--- Begin Recorded data ---

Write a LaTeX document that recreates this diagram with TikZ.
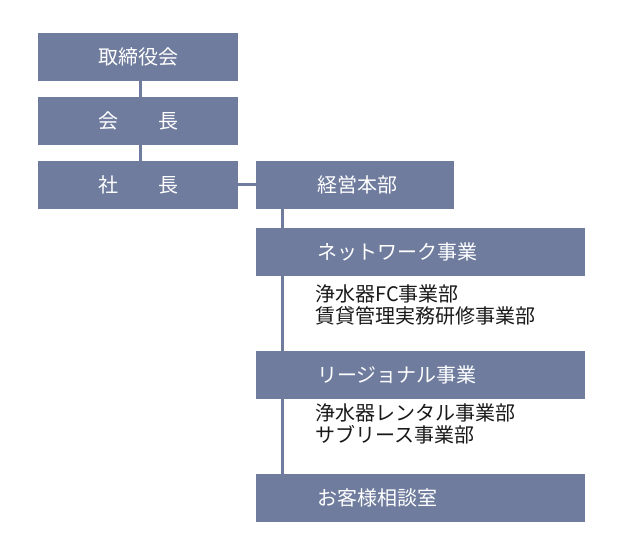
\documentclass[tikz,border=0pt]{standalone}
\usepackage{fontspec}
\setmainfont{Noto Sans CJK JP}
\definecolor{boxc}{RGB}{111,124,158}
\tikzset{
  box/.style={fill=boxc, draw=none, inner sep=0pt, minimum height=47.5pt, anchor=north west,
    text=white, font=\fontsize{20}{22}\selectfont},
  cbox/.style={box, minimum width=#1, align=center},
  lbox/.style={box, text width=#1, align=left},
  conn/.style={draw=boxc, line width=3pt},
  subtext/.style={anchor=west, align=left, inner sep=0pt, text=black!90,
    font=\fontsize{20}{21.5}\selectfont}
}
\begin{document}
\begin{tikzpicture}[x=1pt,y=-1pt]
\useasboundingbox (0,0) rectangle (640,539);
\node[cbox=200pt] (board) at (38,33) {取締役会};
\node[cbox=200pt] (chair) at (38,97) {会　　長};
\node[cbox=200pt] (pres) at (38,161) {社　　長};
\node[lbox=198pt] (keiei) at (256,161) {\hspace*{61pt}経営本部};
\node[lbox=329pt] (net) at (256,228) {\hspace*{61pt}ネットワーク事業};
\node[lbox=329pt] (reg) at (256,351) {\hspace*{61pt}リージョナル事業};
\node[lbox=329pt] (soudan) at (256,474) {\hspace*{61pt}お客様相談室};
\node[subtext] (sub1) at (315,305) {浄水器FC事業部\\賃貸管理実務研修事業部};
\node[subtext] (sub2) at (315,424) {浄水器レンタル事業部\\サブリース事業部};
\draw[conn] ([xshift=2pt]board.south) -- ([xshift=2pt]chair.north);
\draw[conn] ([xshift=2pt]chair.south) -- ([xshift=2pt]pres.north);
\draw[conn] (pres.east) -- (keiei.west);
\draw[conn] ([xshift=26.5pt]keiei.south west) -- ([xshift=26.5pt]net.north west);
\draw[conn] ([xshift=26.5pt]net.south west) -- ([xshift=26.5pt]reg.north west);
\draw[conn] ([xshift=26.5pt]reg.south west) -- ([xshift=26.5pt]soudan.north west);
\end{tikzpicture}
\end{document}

--- End Recorded data ---

## Your goal
Without the images, write out each line of the data verbatim.

## Task response
Write a LaTeX document that recreates this diagram with TikZ.
\documentclass[tikz,border=0pt]{standalone}
\usepackage{fontspec}
\setmainfont{Noto Sans CJK JP}
\definecolor{boxc}{RGB}{111,124,158}
\tikzset{
  box/.style={fill=boxc, draw=none, inner sep=0pt, minimum height=47.5pt, anchor=north west,
    text=white, font=\fontsize{20}{22}\selectfont},
  cbox/.style={box, minimum width=#1, align=center},
  lbox/.style={box, text width=#1, align=left},
  conn/.style={draw=boxc, line width=3pt},
  subtext/.style={anchor=west, align=left, inner sep=0pt, text=black!90,
    font=\fontsize{20}{21.5}\selectfont}
}
\begin{document}
\begin{tikzpicture}[x=1pt,y=-1pt]
\useasboundingbox (0,0) rectangle (640,539);
\node[cbox=200pt] (board) at (38,33) {取締役会};
\node[cbox=200pt] (chair) at (38,97) {会　　長};
\node[cbox=200pt] (pres) at (38,161) {社　　長};
\node[lbox=198pt] (keiei) at (256,161) {\hspace*{61pt}経営本部};
\node[lbox=329pt] (net) at (256,228) {\hspace*{61pt}ネットワーク事業};
\node[lbox=329pt] (reg) at (256,351) {\hspace*{61pt}リージョナル事業};
\node[lbox=329pt] (soudan) at (256,474) {\hspace*{61pt}お客様相談室};
\node[subtext] (sub1) at (315,305) {浄水器FC事業部\\賃貸管理実務研修事業部};
\node[subtext] (sub2) at (315,424) {浄水器レンタル事業部\\サブリース事業部};
\draw[conn] ([xshift=2pt]board.south) -- ([xshift=2pt]chair.north);
\draw[conn] ([xshift=2pt]chair.south) -- ([xshift=2pt]pres.north);
\draw[conn] (pres.east) -- (keiei.west);
\draw[conn] ([xshift=26.5pt]keiei.south west) -- ([xshift=26.5pt]net.north west);
\draw[conn] ([xshift=26.5pt]net.south west) -- ([xshift=26.5pt]reg.north west);
\draw[conn] ([xshift=26.5pt]reg.south west) -- ([xshift=26.5pt]soudan.north west);
\end{tikzpicture}
\end{document}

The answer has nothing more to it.